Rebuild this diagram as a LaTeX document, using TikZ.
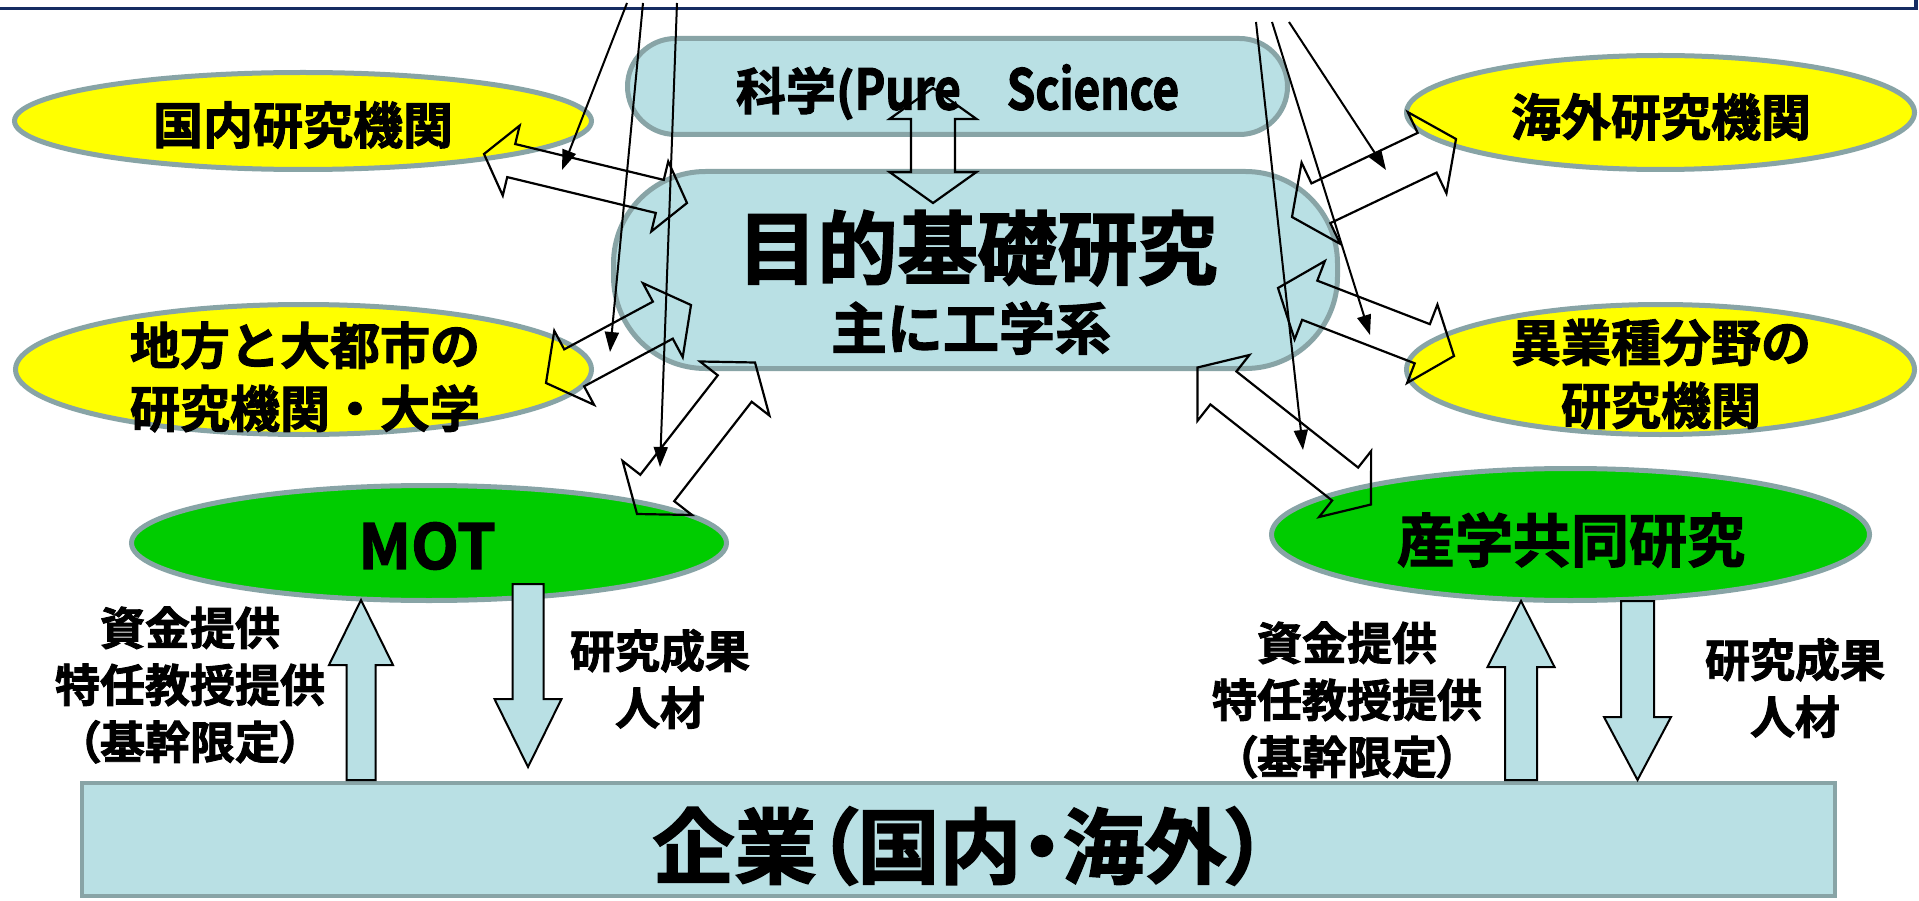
\documentclass[tikz,border=0pt]{standalone}
\usepackage{fontspec}
\newfontfamily\jp{Noto Sans CJK JP Bold}[FakeBold=2]
\newfontfamily\jpp{Noto Sans CJK JP Bold}[FakeBold=2,RawFeature=+palt]
\newfontfamily\jpc{Noto Sans CJK JP Bold}[FakeStretch=0.82,FakeBold=2]
\usetikzlibrary{shapes.geometric,arrows.meta,calc}
\definecolor{boxblue}{RGB}{185,224,228}
\definecolor{edgegrey}{RGB}{136,164,166}
\definecolor{yel}{RGB}{255,255,0}
\definecolor{grn}{RGB}{0,204,0}
\definecolor{navyline}{RGB}{22,44,98}
\tikzset{
  every node/.style={inner sep=0pt, outer sep=0pt},
  yellowell/.style={ellipse, fill=yel, draw=edgegrey, line width=5pt},
  greenell/.style={ellipse, fill=grn, draw=edgegrey, line width=5pt},
  bluebox/.style={rectangle, fill=boxblue, draw=edgegrey, line width=5pt},
  blockarr/.style={fill=boxblue, draw=black, line width=2pt, line join=miter},
  outarr/.style={draw=black, line width=2.2pt, line join=miter},
  thinarr/.style={draw=black, line width=2pt, -{Triangle[length=20pt,width=14pt]}},
  ellfont/.style={font={\jp\fontsize{50}{63}\selectfont}, align=center},
  lbl/.style={font={\jpp\fontsize{45}{57}\selectfont}, align=center},
}
% double outline block arrow: #1 tip A, #2 tip B, #3 half shaft, #4 half head, #5 head length
\newcommand\dblarrow[5]{%
  \draw[outarr] (#1) -- ($(#1)!#5!(#2)!#4!90:(#2)$) -- ($(#1)!#5!(#2)!#3!90:(#2)$)
    -- ($(#2)!#5!(#1)!#3!-90:(#1)$) -- ($(#2)!#5!(#1)!#4!-90:(#1)$) -- (#2)
    -- ($(#2)!#5!(#1)!#4!90:(#1)$) -- ($(#2)!#5!(#1)!#3!90:(#1)$)
    -- ($(#1)!#5!(#2)!#3!-90:(#2)$) -- ($(#1)!#5!(#2)!#4!-90:(#2)$) -- cycle;}
% single filled block arrow: #1 start, #2 tip, #3 half shaft, #4 half head, #5 head length
\newcommand\blockarrow[5]{%
  \draw[blockarr] ($(#1)!#3!90:(#2)$) -- ($(#2)!#5!(#1)!#3!-90:(#1)$)
    -- ($(#2)!#5!(#1)!#4!-90:(#1)$) -- (#2) -- ($(#2)!#5!(#1)!#4!90:(#1)$)
    -- ($(#2)!#5!(#1)!#3!90:(#1)$) -- ($(#1)!#3!-90:(#2)$) -- cycle;}
\begin{document}
\begin{tikzpicture}[x=1pt,y=-1pt]
\useasboundingbox (0,0) rectangle (1919,901);
\clip (0,0) rectangle (1919,901);
\fill[white] (0,0) rectangle (1919,901);
\draw[navyline, line width=3.5pt] (0,8.5) -- (1916,8.5) -- (1916,-3);

% boxes
\node[bluebox, rounded corners=48pt, minimum width=660pt, minimum height=96pt] (sci) at (957.5,86.5) {};
\node[bluebox, rounded corners=92pt, minimum width=724pt, minimum height=197pt] (main) at (975.5,270) {};
\node[bluebox, line width=4pt, minimum width=1753pt, minimum height=113pt] (co) at (958.5,839.5) {};

% ellipses
\node[yellowell, minimum width=577pt, minimum height=97pt] (dom) at (303,121) {};
\node[yellowell, minimum width=576pt, minimum height=130pt] (reg) at (303.5,369.5) {};
\node[yellowell, minimum width=508pt, minimum height=114pt] (ovs) at (1660.5,112.5) {};
\node[yellowell, minimum width=508pt, minimum height=130pt] (oth) at (1660.5,369.5) {};
\node[greenell, minimum width=595pt, minimum height=115pt] (mot) at (429,543) {};
\node[greenell, minimum width=598pt, minimum height=132pt] (ind) at (1570.5,534.5) {};

% texts
\node[ellfont] (tdom) at (303,125) {国内研究機関};
\node[ellfont] (treg) at (305,377) {地方と大都市の\\研究機関・大学};
\node[ellfont] (tovs) at (1661,117) {海外研究機関};
\node[ellfont] (toth) at (1661,374) {異業種分野の\\研究機関};
\node[font={\jp\fontsize{50}{60}\selectfont}] (tsci) at (957.5,92) {科学({\jpc\fontsize{56}{60}\selectfont Pure　Science}};
\node[font={\jp\fontsize{80}{90}\selectfont}] (tmain) at (977.5,248) {目的基礎研究};
\node[font={\jp\fontsize{56}{60}\selectfont}] (tmain2) at (971,328) {主に工学系};
\node[font={\jp\fontsize{62}{70}\selectfont}] (tmot) at (427,546) {MOT};
\node[font={\jp\fontsize{58}{66}\selectfont}] (tind) at (1571,540) {産学共同研究};
\node[font={\jpp\fontsize{82}{90}\selectfont}] (tco) at (960,846) {企業（国内・海外）};
\node[lbl] (l1) at (190,685) {資金提供\\特任教授提供\\（基幹限定）};
\node[lbl] (l2) at (660,679) {研究成果\\人材};
\node[lbl] (l3) at (1347,700) {資金提供\\特任教授提供\\（基幹限定）};
\node[lbl] (l4) at (1795,688) {研究成果\\人材};

% block arrows between MOT / joint research and the company box
\coordinate (mu1) at (361,780);  \coordinate (mu2) at (361,600);
\coordinate (md1) at (528,584);  \coordinate (md2) at (528,767);
\coordinate (iu1) at (1521,780); \coordinate (iu2) at (1521,601);
\coordinate (id1) at (1637.5,601); \coordinate (id2) at (1637.5,780);
\blockarrow{mu1}{mu2}{14.5pt}{32pt}{65pt}
\blockarrow{md1}{md2}{15.5pt}{33.5pt}{68pt}
\blockarrow{iu1}{iu2}{16pt}{33.5pt}{66pt}
\blockarrow{id1}{id2}{16.5pt}{33.5pt}{63pt}

% outline double arrows
\coordinate (a1) at (484,154);    \coordinate (b1) at (687,203);
\coordinate (a2) at (546,383);    \coordinate (b2) at (691,305);
\coordinate (a3) at (637,514);    \coordinate (b3) at (755,362.5);
\coordinate (a4) at (933,88);     \coordinate (b4) at (933,203);
\coordinate (a5) at (1292,217);   \coordinate (b5) at (1456,139);
\coordinate (a6) at (1278,288);   \coordinate (b6) at (1454,356);
\coordinate (a7) at (1197.5,367.5); \coordinate (b7) at (1371,504.5);
\dblarrow{a1}{b1}{17pt}{36pt}{28pt}
\dblarrow{a2}{b2}{21pt}{42pt}{32pt}
\dblarrow{a3}{b3}{21.5pt}{44pt}{33pt}
\dblarrow{a4}{b4}{22pt}{43.5pt}{31pt}
\dblarrow{a5}{b5}{22pt}{45pt}{32pt}
\dblarrow{a6}{b6}{21pt}{42pt}{34pt}
\dblarrow{a7}{b7}{21pt}{42pt}{33pt}

% thin arrows from the top
\coordinate (s1) at (627,3);  \coordinate (e1) at (562,170);
\coordinate (s2) at (643,3);  \coordinate (e2) at (610,352);
\coordinate (s3) at (677,3);  \coordinate (e3) at (660,467);
\coordinate (s4) at (1289,22); \coordinate (e4) at (1386,170);
\coordinate (s5) at (1272,22); \coordinate (e5) at (1370,335);
\coordinate (s6) at (1256,22); \coordinate (e6) at (1303,450);
\draw[thinarr] (s1) -- (e1);
\draw[thinarr] (s2) -- (e2);
\draw[thinarr] (s3) -- (e3);
\draw[thinarr] (s4) -- (e4);
\draw[thinarr] (s5) -- (e5);
\draw[thinarr] (s6) -- (e6);
\end{tikzpicture}
\end{document}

EXERCISE DETAILS
Set the pictures aside and transcribe the data above exactly.

WRITTEN ANSWER
Rebuild this diagram as a LaTeX document, using TikZ.
\documentclass[tikz,border=0pt]{standalone}
\usepackage{fontspec}
\newfontfamily\jp{Noto Sans CJK JP Bold}[FakeBold=2]
\newfontfamily\jpp{Noto Sans CJK JP Bold}[FakeBold=2,RawFeature=+palt]
\newfontfamily\jpc{Noto Sans CJK JP Bold}[FakeStretch=0.82,FakeBold=2]
\usetikzlibrary{shapes.geometric,arrows.meta,calc}
\definecolor{boxblue}{RGB}{185,224,228}
\definecolor{edgegrey}{RGB}{136,164,166}
\definecolor{yel}{RGB}{255,255,0}
\definecolor{grn}{RGB}{0,204,0}
\definecolor{navyline}{RGB}{22,44,98}
\tikzset{
  every node/.style={inner sep=0pt, outer sep=0pt},
  yellowell/.style={ellipse, fill=yel, draw=edgegrey, line width=5pt},
  greenell/.style={ellipse, fill=grn, draw=edgegrey, line width=5pt},
  bluebox/.style={rectangle, fill=boxblue, draw=edgegrey, line width=5pt},
  blockarr/.style={fill=boxblue, draw=black, line width=2pt, line join=miter},
  outarr/.style={draw=black, line width=2.2pt, line join=miter},
  thinarr/.style={draw=black, line width=2pt, -{Triangle[length=20pt,width=14pt]}},
  ellfont/.style={font={\jp\fontsize{50}{63}\selectfont}, align=center},
  lbl/.style={font={\jpp\fontsize{45}{57}\selectfont}, align=center},
}
% double outline block arrow: #1 tip A, #2 tip B, #3 half shaft, #4 half head, #5 head length
\newcommand\dblarrow[5]{%
  \draw[outarr] (#1) -- ($(#1)!#5!(#2)!#4!90:(#2)$) -- ($(#1)!#5!(#2)!#3!90:(#2)$)
    -- ($(#2)!#5!(#1)!#3!-90:(#1)$) -- ($(#2)!#5!(#1)!#4!-90:(#1)$) -- (#2)
    -- ($(#2)!#5!(#1)!#4!90:(#1)$) -- ($(#2)!#5!(#1)!#3!90:(#1)$)
    -- ($(#1)!#5!(#2)!#3!-90:(#2)$) -- ($(#1)!#5!(#2)!#4!-90:(#2)$) -- cycle;}
% single filled block arrow: #1 start, #2 tip, #3 half shaft, #4 half head, #5 head length
\newcommand\blockarrow[5]{%
  \draw[blockarr] ($(#1)!#3!90:(#2)$) -- ($(#2)!#5!(#1)!#3!-90:(#1)$)
    -- ($(#2)!#5!(#1)!#4!-90:(#1)$) -- (#2) -- ($(#2)!#5!(#1)!#4!90:(#1)$)
    -- ($(#2)!#5!(#1)!#3!90:(#1)$) -- ($(#1)!#3!-90:(#2)$) -- cycle;}
\begin{document}
\begin{tikzpicture}[x=1pt,y=-1pt]
\useasboundingbox (0,0) rectangle (1919,901);
\clip (0,0) rectangle (1919,901);
\fill[white] (0,0) rectangle (1919,901);
\draw[navyline, line width=3.5pt] (0,8.5) -- (1916,8.5) -- (1916,-3);

% boxes
\node[bluebox, rounded corners=48pt, minimum width=660pt, minimum height=96pt] (sci) at (957.5,86.5) {};
\node[bluebox, rounded corners=92pt, minimum width=724pt, minimum height=197pt] (main) at (975.5,270) {};
\node[bluebox, line width=4pt, minimum width=1753pt, minimum height=113pt] (co) at (958.5,839.5) {};

% ellipses
\node[yellowell, minimum width=577pt, minimum height=97pt] (dom) at (303,121) {};
\node[yellowell, minimum width=576pt, minimum height=130pt] (reg) at (303.5,369.5) {};
\node[yellowell, minimum width=508pt, minimum height=114pt] (ovs) at (1660.5,112.5) {};
\node[yellowell, minimum width=508pt, minimum height=130pt] (oth) at (1660.5,369.5) {};
\node[greenell, minimum width=595pt, minimum height=115pt] (mot) at (429,543) {};
\node[greenell, minimum width=598pt, minimum height=132pt] (ind) at (1570.5,534.5) {};

% texts
\node[ellfont] (tdom) at (303,125) {国内研究機関};
\node[ellfont] (treg) at (305,377) {地方と大都市の\\研究機関・大学};
\node[ellfont] (tovs) at (1661,117) {海外研究機関};
\node[ellfont] (toth) at (1661,374) {異業種分野の\\研究機関};
\node[font={\jp\fontsize{50}{60}\selectfont}] (tsci) at (957.5,92) {科学({\jpc\fontsize{56}{60}\selectfont Pure　Science}};
\node[font={\jp\fontsize{80}{90}\selectfont}] (tmain) at (977.5,248) {目的基礎研究};
\node[font={\jp\fontsize{56}{60}\selectfont}] (tmain2) at (971,328) {主に工学系};
\node[font={\jp\fontsize{62}{70}\selectfont}] (tmot) at (427,546) {MOT};
\node[font={\jp\fontsize{58}{66}\selectfont}] (tind) at (1571,540) {産学共同研究};
\node[font={\jpp\fontsize{82}{90}\selectfont}] (tco) at (960,846) {企業（国内・海外）};
\node[lbl] (l1) at (190,685) {資金提供\\特任教授提供\\（基幹限定）};
\node[lbl] (l2) at (660,679) {研究成果\\人材};
\node[lbl] (l3) at (1347,700) {資金提供\\特任教授提供\\（基幹限定）};
\node[lbl] (l4) at (1795,688) {研究成果\\人材};

% block arrows between MOT / joint research and the company box
\coordinate (mu1) at (361,780);  \coordinate (mu2) at (361,600);
\coordinate (md1) at (528,584);  \coordinate (md2) at (528,767);
\coordinate (iu1) at (1521,780); \coordinate (iu2) at (1521,601);
\coordinate (id1) at (1637.5,601); \coordinate (id2) at (1637.5,780);
\blockarrow{mu1}{mu2}{14.5pt}{32pt}{65pt}
\blockarrow{md1}{md2}{15.5pt}{33.5pt}{68pt}
\blockarrow{iu1}{iu2}{16pt}{33.5pt}{66pt}
\blockarrow{id1}{id2}{16.5pt}{33.5pt}{63pt}

% outline double arrows
\coordinate (a1) at (484,154);    \coordinate (b1) at (687,203);
\coordinate (a2) at (546,383);    \coordinate (b2) at (691,305);
\coordinate (a3) at (637,514);    \coordinate (b3) at (755,362.5);
\coordinate (a4) at (933,88);     \coordinate (b4) at (933,203);
\coordinate (a5) at (1292,217);   \coordinate (b5) at (1456,139);
\coordinate (a6) at (1278,288);   \coordinate (b6) at (1454,356);
\coordinate (a7) at (1197.5,367.5); \coordinate (b7) at (1371,504.5);
\dblarrow{a1}{b1}{17pt}{36pt}{28pt}
\dblarrow{a2}{b2}{21pt}{42pt}{32pt}
\dblarrow{a3}{b3}{21.5pt}{44pt}{33pt}
\dblarrow{a4}{b4}{22pt}{43.5pt}{31pt}
\dblarrow{a5}{b5}{22pt}{45pt}{32pt}
\dblarrow{a6}{b6}{21pt}{42pt}{34pt}
\dblarrow{a7}{b7}{21pt}{42pt}{33pt}

% thin arrows from the top
\coordinate (s1) at (627,3);  \coordinate (e1) at (562,170);
\coordinate (s2) at (643,3);  \coordinate (e2) at (610,352);
\coordinate (s3) at (677,3);  \coordinate (e3) at (660,467);
\coordinate (s4) at (1289,22); \coordinate (e4) at (1386,170);
\coordinate (s5) at (1272,22); \coordinate (e5) at (1370,335);
\coordinate (s6) at (1256,22); \coordinate (e6) at (1303,450);
\draw[thinarr] (s1) -- (e1);
\draw[thinarr] (s2) -- (e2);
\draw[thinarr] (s3) -- (e3);
\draw[thinarr] (s4) -- (e4);
\draw[thinarr] (s5) -- (e5);
\draw[thinarr] (s6) -- (e6);
\end{tikzpicture}
\end{document}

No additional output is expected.